The deacon at the threshold 

In the next section of Paragraph 31, the Directory, again citing Pope St. John Paul II, notes an important aspect of the deacon: the presence of the church in the “secular” world:
“…a deeply felt need in the decision to reestablish the permanent diaconate was and is that of a greater and more direct presence of Church ministers in the various spheres of family, work, school, etc.”
The deacon, involved every day in the world outside the church, “can relate the rich tradition of Catholic teaching to the practical problems experienced by people.” 

They can even, as envisioned by the priests discussing the diaconate in the Dachau concentration camp in Nazi Germany, provide a look into what is happening in the world, so that the Church is not caught off-guard in the face of the evils of Nazism and other oppressive regimes.

The deacon provides an entry for the institutional church, of the clergy, into the lived experience of the People of God – as well as all the people of the world. The deacon is thus a ”minister of the threshold,” as described in Tim O’ Donnell’s The Deacon: Icon of Christ the Servant, Minister of the Threshold. (I reviewed it here.) 

Being on the threshold can be important for a deacon – showing with his life, and not only his words, the intersect of faith and life. He can bring the world to the altar and the altar to the world.

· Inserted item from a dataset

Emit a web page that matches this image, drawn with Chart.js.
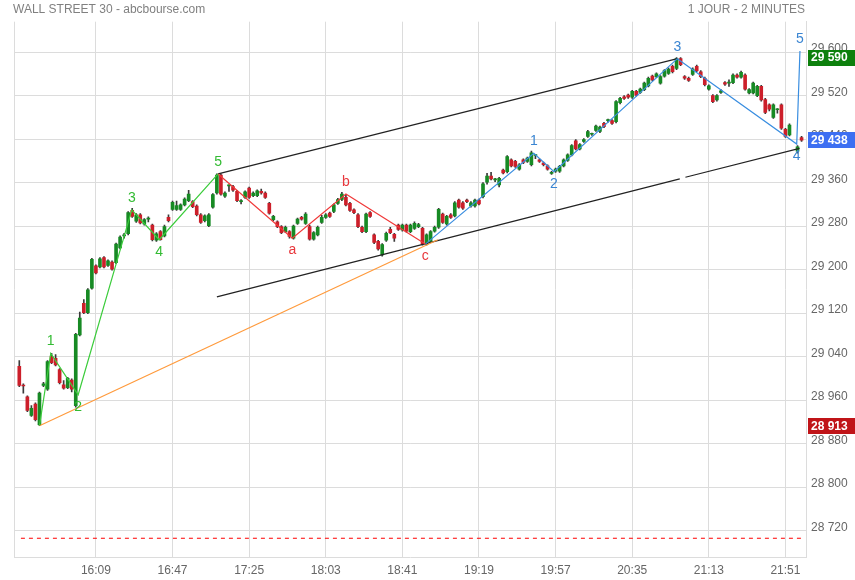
<!DOCTYPE html>
<html>
<head>
<meta charset="utf-8">
<script src="https://cdn.jsdelivr.net/npm/chart.js@4.4.1/dist/chart.umd.min.js"></script>
<style>
  body { margin: 0; background: #fff; }
  #wrap { width: 855px; height: 580px; }
</style>
</head>
<body>
<div id="wrap"><canvas id="myChart" width="855" height="580"></canvas></div>
<script>
// Bougies 2 minutes de 15:31 à 21:59 (index 0 = 15:31)
const opens = [
  29022, 28987, 28966, 28932, 28953, 28915, 28987, 28980, 29040, 29037,
  29016, 28988, 28983, 28997, 28950, 29080, 29138, 29121, 29166, 29207,
  29205, 29222, 29208, 29214, 29213, 29240, 29262, 29266, 29309, 29289,
  29301, 29284, 29293, 29282, 29254, 29270, 29262, 29296, 29311, 29311,
  29311, 29319, 29327, 29325, 29317, 29301, 29290, 29281, 29315, 29341,
  29374, 29335, 29354, 29353, 29344, 29325, 29333, 29350, 29336, 29336,
  29344, 29341, 29322, 29292, 29288, 29279, 29270, 29270, 29258, 29285,
  29296, 29285, 29279, 29256, 29264, 29287, 29296, 29304, 29307, 29322,
  29329, 29333, 29322, 29310, 29301, 29278, 29270, 29305, 29264, 29252,
  29227, 29254, 29274, 29265, 29282, 29273, 29282, 29270, 29276, 29279,
  29276, 29247, 29252, 29271, 29278, 29302, 29284, 29301, 29299, 29328,
  29323, 29328, 29317, 29317, 29328, 29334, 29361, 29372, 29365, 29356,
  29383, 29380, 29402, 29399, 29385, 29402, 29399, 29393, 29410, 29402,
  29396, 29391, 29377, 29381, 29381, 29391, 29401, 29411, 29437, 29422,
  29436, 29445, 29449, 29456, 29454, 29469, 29474, 29474, 29472, 29507,
  29518, 29521, 29517, 29528, 29526, 29531, 29538, 29556, 29555, 29543,
  29556, 29561, 29574, 29570, 29588, 29555, 29552, 29559, 29574, 29564,
  29552, 29532, 29520, 29512, 29526, 29544, 29543, 29544, 29558, 29554,
  29558, 29525, 29525, 29520, 29537, 29513, 29503, 29480, 29494, 29503,
  29458, 29448, null, 29418, 29443
];
const highs = [
  29033, 28990, 28968, 28950, 28955, 28975, 28993, 29033, 29046, 29044,
  29018, 28996, 29002, 28999, 29083, 29122, 29145, 29165, 29221, 29209,
  29222, 29224, 29218, 29216, 29249, 29262, 29267, 29307, 29313, 29303,
  29303, 29294, 29297, 29284, 29268, 29272, 29282, 29301, 29326, 29326,
  29321, 29332, 29346, 29327, 29319, 29303, 29301, 29303, 29340, 29376,
  29376, 29343, 29356, 29355, 29346, 29329, 29345, 29352, 29343, 29347,
  29348, 29343, 29324, 29300, 29290, 29281, 29280, 29272, 29282, 29295,
  29298, 29305, 29282, 29270, 29280, 29300, 29303, 29306, 29321, 29331,
  29342, 29338, 29324, 29312, 29303, 29280, 29304, 29307, 29266, 29254,
  29248, 29269, 29278, 29267, 29284, 29284, 29284, 29284, 29288, 29285,
  29278, 29266, 29272, 29280, 29313, 29304, 29300, 29303, 29325, 29330,
  29325, 29330, 29325, 29330, 29330, 29360, 29377, 29379, 29368, 29370,
  29385, 29410, 29404, 29401, 29395, 29404, 29407, 29418, 29412, 29404,
  29398, 29393, 29381, 29387, 29392, 29404, 29413, 29430, 29439, 29432,
  29441, 29456, 29451, 29466, 29464, 29471, 29477, 29476, 29511, 29517,
  29520, 29523, 29530, 29530, 29534, 29545, 29554, 29558, 29562, 29557,
  29568, 29571, 29576, 29590, 29590, 29557, 29554, 29571, 29576, 29566,
  29554, 29540, 29522, 29522, 29531, 29546, 29549, 29560, 29560, 29565,
  29560, 29533, 29545, 29539, 29539, 29515, 29505, 29505, 29496, 29505,
  29460, 29468, null, 29428, 29445
];
const lows = [
  28985, 28973, 28939, 28930, 28922, 28913, 28985, 28978, 29027, 29023,
  28990, 28980, 28981, 28975, 28947, 29078, 29119, 29119, 29164, 29192,
  29203, 29203, 29206, 29199, 29211, 29238, 29258, 29264, 29296, 29287,
  29284, 29282, 29288, 29253, 29252, 29254, 29260, 29288, 29309, 29309,
  29309, 29317, 29325, 29314, 29299, 29285, 29288, 29279, 29313, 29339,
  29337, 29333, 29344, 29344, 29325, 29321, 29331, 29331, 29334, 29334,
  29339, 29331, 29302, 29290, 29277, 29266, 29268, 29258, 29256, 29283,
  29291, 29283, 29254, 29254, 29262, 29285, 29294, 29296, 29305, 29320,
  29327, 29317, 29307, 29303, 29277, 29268, 29268, 29296, 29248, 29236,
  29225, 29252, 29266, 29252, 29272, 29271, 29269, 29268, 29274, 29277,
  29245, 29245, 29250, 29269, 29276, 29285, 29282, 29294, 29297, 29313,
  29311, 29323, 29315, 29315, 29319, 29332, 29357, 29365, 29362, 29352,
  29376, 29378, 29389, 29388, 29383, 29395, 29397, 29391, 29404, 29397,
  29391, 29383, 29375, 29379, 29379, 29389, 29399, 29409, 29420, 29420,
  29434, 29443, 29447, 29454, 29452, 29461, 29471, 29467, 29470, 29505,
  29513, 29515, 29515, 29519, 29524, 29529, 29536, 29547, 29553, 29541,
  29554, 29559, 29562, 29568, 29575, 29550, 29546, 29557, 29564, 29553,
  29538, 29530, 29507, 29510, 29524, 29539, 29537, 29542, 29552, 29552,
  29530, 29523, 29523, 29518, 29510, 29487, 29492, 29478, 29488, 29458,
  29443, 29446, null, 29414, 29436
];
const closes = [
  28987, 28986, 28941, 28945, 28924, 28973, 28990, 29031, 29029, 29025,
  28992, 28982, 29000, 28980, 29081, 29111, 29121, 29163, 29219, 29194,
  29220, 29205, 29216, 29201, 29247, 29260, 29264, 29305, 29298, 29301,
  29286, 29292, 29294, 29255, 29266, 29255, 29279, 29290, 29324, 29318,
  29319, 29330, 29339, 29316, 29301, 29287, 29299, 29301, 29338, 29374,
  29339, 29341, 29355, 29346, 29327, 29325, 29343, 29333, 29341, 29345,
  29341, 29333, 29304, 29298, 29279, 29268, 29278, 29261, 29280, 29293,
  29293, 29302, 29256, 29268, 29278, 29296, 29301, 29298, 29319, 29329,
  29339, 29319, 29309, 29305, 29279, 29270, 29302, 29298, 29250, 29238,
  29246, 29267, 29268, 29258, 29274, 29282, 29271, 29282, 29285, 29283,
  29247, 29264, 29270, 29278, 29311, 29287, 29298, 29296, 29323, 29315,
  29313, 29325, 29323, 29328, 29321, 29358, 29372, 29367, 29366, 29368,
  29378, 29408, 29391, 29390, 29393, 29397, 29405, 29415, 29411, 29399,
  29393, 29385, 29379, 29385, 29390, 29402, 29411, 29428, 29422, 29430,
  29439, 29454, 29450, 29464, 29462, 29463, 29475, 29469, 29509, 29515,
  29515, 29517, 29528, 29521, 29532, 29543, 29552, 29549, 29560, 29555,
  29566, 29569, 29564, 29588, 29577, 29552, 29548, 29569, 29566, 29555,
  29540, 29538, 29509, 29520, 29529, 29541, 29544, 29558, 29554, 29563,
  29532, 29531, 29543, 29537, 29512, 29489, 29495, 29503, 29495, 29460,
  29445, 29466, null, 29426, 29438
];

const firstCandle = '15:31';
const tickLabels = ['16:09', '16:47', '17:25', '18:03', '18:41', '19:19', '19:57', '20:35', '21:13', '21:51'];
const yTicks = [28720, 28800, 28880, 28960, 29040, 29120, 29200, 29280, 29360, 29440, 29520, 29600];

// Vagues d'Elliott (x = index de bougie)
const greenX = [5, 7.8, 14.6, 27.9, 34.7, 49.3];
const greenY = [28913, 29046, 28970, 29310, 29255, 29376];
const greenTags = ['', '1', '2', '3', '4', '5'];
const redX = [49.3, 67.7, 81, 100.7];
const redY = [29376, 29258, 29339, 29247];
const redTags = ['', 'a', 'b', 'c'];
const blueX = [100.7, 127.6, 132.6, 163.2, 192.8, 193.6];
const blueY = [29247, 29414, 29380, 29588, 29431, 29602];
const blueTags = ['', '1', '2', '3', '4', '5'];
const orangeX = [5, 103.8];
const orangeY = [28913, 29255];
const chanTopX = [49.3, 163.2];
const chanTopY = [29376, 29588];
const chanLowX = [49, 163.8, 164.5, 165.2, 193.5];
const chanLowY = [29150, 29367, null, 29370, 29423];
const stopLevel = 28706;
const stopX = [0.4, 194.1];

const dayHigh = 29590;
const lastPrice = 29438;
const dayLow = 28913;

const GREEN = '#178a24', RED = '#cc1f2a';

function toMinutes(s) { const p = s.split(':'); return +p[0] * 60 + +p[1]; }
function fmt(v) { return String(v).replace(/\B(?=(\d{3})+(?!\d))/g, ' '); }
function pts(xs, ys) { return xs.map((x, k) => ({ x: x, y: ys[k] })); }

const t0 = toMinutes(firstCandle);
const tickIdx = tickLabels.map(l => (toMinutes(l) - t0) / 2);

const wickData = [], bodyData = [], bodyColors = [];
opens.forEach((o, i) => {
  if (o === null) return;
  wickData.push({ x: i, y: [lows[i], highs[i]] });
  bodyData.push({ x: i, y: [o, closes[i]] });
  bodyColors.push(closes[i] >= o ? GREEN : RED);
});

const waves = [
  { xs: greenX, ys: greenY, tags: greenTags, color: '#33bb33' },
  { xs: redX, ys: redY, tags: redTags, color: '#e8383d' },
  { xs: blueX, ys: blueY, tags: blueTags, color: '#3a85d2' }
];

function lineDs(data, color, extra) {
  return Object.assign({
    type: 'line', data: data, borderColor: color, borderWidth: 1.2,
    pointRadius: 0, fill: false, tension: 0, order: 0
  }, extra || {});
}

// Titre et libellés de vagues
const header = {
  id: 'header',
  afterDraw(chart) {
    const ctx = chart.ctx;
    ctx.save();
    ctx.font = '12px "Liberation Sans", Arial, sans-serif';
    ctx.fillStyle = '#808080';
    ctx.textBaseline = 'middle';
    ctx.textAlign = 'left';
    ctx.fillText('WALL STREET 30 - abcbourse.com', 13, 9.5);
    ctx.textAlign = 'right';
    ctx.fillText('1 JOUR - 2 MINUTES', 805, 9.5);
    ctx.restore();
  }
};

const waveLabels = {
  id: 'waveLabels',
  afterDatasetsDraw(chart) {
    const { ctx, scales: { x, y } } = chart;
    ctx.save();
    ctx.font = '14px "Liberation Sans", Arial, sans-serif';
    ctx.textAlign = 'center';
    ctx.textBaseline = 'middle';
    waves.forEach(w => {
      ctx.fillStyle = w.color;
      w.xs.forEach((xv, k) => {
        if (!w.tags[k]) return;
        const below = w.ys[k] < w.ys[k - 1];
        const px = x.getPixelForValue(xv);
        const py = y.getPixelForValue(w.ys[k]) + (below ? 12 : -12);
        ctx.fillText(w.tags[k], px, py);
      });
    });
    ctx.restore();
  }
};

const priceTags = {
  id: 'priceTags',
  afterDraw(chart) {
    const { ctx, chartArea, scales: { y } } = chart;
    const tags = [[dayHigh, '#0d800d'], [lastPrice, '#3d6ff2'], [dayLow, '#c01418']];
    ctx.save();
    ctx.font = 'bold 12px "Liberation Sans", Arial, sans-serif';
    ctx.textBaseline = 'middle';
    ctx.textAlign = 'left';
    tags.forEach(t => {
      const py = y.getPixelForValue(t[0]);
      ctx.fillStyle = t[1];
      ctx.fillRect(chartArea.right + 2, Math.round(py - 8), 49, 16);
      ctx.fillStyle = '#fff';
      ctx.fillText(fmt(t[0]), chartArea.right + 5, py + 0.5);
    });
    ctx.restore();
  }
};

const ctx = document.getElementById('myChart').getContext('2d');
new Chart(ctx, {
  type: 'bar',
  data: {
    datasets: [
      lineDs(pts(greenX, greenY), '#3ccc3c'),
      lineDs(pts(redX, redY), '#f03a3a'),
      lineDs(pts(blueX, blueY), '#3a8ee0'),
      lineDs(pts(orangeX, orangeY), '#ff9a3c'),
      lineDs(pts(chanTopX, chanTopY), '#222'),
      lineDs(pts(chanLowX, chanLowY), '#222', { spanGaps: false }),
      lineDs(pts(stopX, [stopLevel, stopLevel]), '#ff0000', { borderDash: [4, 4] }),
      {
        type: 'bar', data: bodyData, backgroundColor: bodyColors,
        barThickness: 3, minBarLength: 1, grouped: false, order: 1
      },
      {
        type: 'bar', data: wickData, backgroundColor: '#3a3a3a',
        barThickness: 1, minBarLength: 1, grouped: false, order: 2
      }
    ]
  },
  options: {
    responsive: false,
    animation: false,
    devicePixelRatio: 1,
    layout: { padding: { left: 14.3, top: 21.7, right: 0, bottom: 0 } },
    plugins: { legend: { display: false }, tooltip: { enabled: false } },
    scales: {
      x: {
        type: 'linear',
        min: -1.24,
        max: 195.1,
        offset: false,
        afterFit: s => { s.height = 22.7; },
        afterBuildTicks: s => {
          s.ticks = [{ value: s.min }].concat(tickIdx.map(v => ({ value: v })));
        },
        ticks: {
          autoSkip: false, maxRotation: 0, padding: 6,
          color: '#666',
          font: { family: '"Liberation Sans", Arial, sans-serif', size: 12 },
          callback: (v, i) => (i === 0 ? '' : tickLabels[i - 1])
        },
        grid: { color: '#dcdcdc', drawTicks: false, offset: false },
        border: { display: true, color: '#dcdcdc' }
      },
      y: {
        type: 'linear',
        position: 'right',
        min: 28671,
        max: 29656,
        afterFit: s => { s.width = 49; },
        afterBuildTicks: s => { s.ticks = yTicks.map(v => ({ value: v })); },
        ticks: {
          padding: 5, labelOffset: -3,
          color: '#666',
          font: { family: '"Liberation Sans", Arial, sans-serif', size: 12 },
          callback: v => fmt(v)
        },
        grid: { color: '#dcdcdc', drawTicks: false },
        border: { display: true, color: '#dcdcdc' }
      }
    }
  },
  plugins: [header, waveLabels, priceTags]
});
</script>
</body>
</html>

In some ways, I don’t fit this dimension of the deacon – being a celibate who is a full time volunteer with the church. But I think it is an extremely important dimension of the diaconate.

It speaks to what I have promoted for decades – the dignity of work and the witness of the worker in her or his work environment, not by what one says but by how one lives.

When I was a campus minister, I often heard some students lamenting that they weren’t involved in the church, that is, in the activities based in the parish or student center. I still hear that here in Honduras where some people lament that they aren’t more involved in church activities. But I say: What you do in the church is important, but perhaps even more important is how you live as Church, as People of God, in the world, sanctifying the world with your presence, your daily work.

As the Directory notes, “In their secular employment, deacons also make evident the dignity of human work.” They can show in their professions the presence of the Incarnate God, who did not cringe from being called the son of a carpenter. 

What might change in our way of living faith and in our culture when we see a deacon on the altar with hands marked by calluses, signs of hard manual labor?

I have a priest friend who jokingly used to say of his vocation, “These hands are made for chalices, no calluses.” I think he would agree that the callused hands of a deacon might be signs of the God who works among us. The deacon, working outside the institution, can show the dignity of work and he also can see, in his work, “an opportunity and obligation… to bold proclaim and witness the Gospel of life,” not only in words but in his way of living.

This recalls one of my favorite quotes of Thomas Merton:
“The saint preaches sermons by the way he walks and talks, the way he picks up things, and holds them in his hand.”
Such can be the sermon of the deacon in his daily work. A marvelous vocation.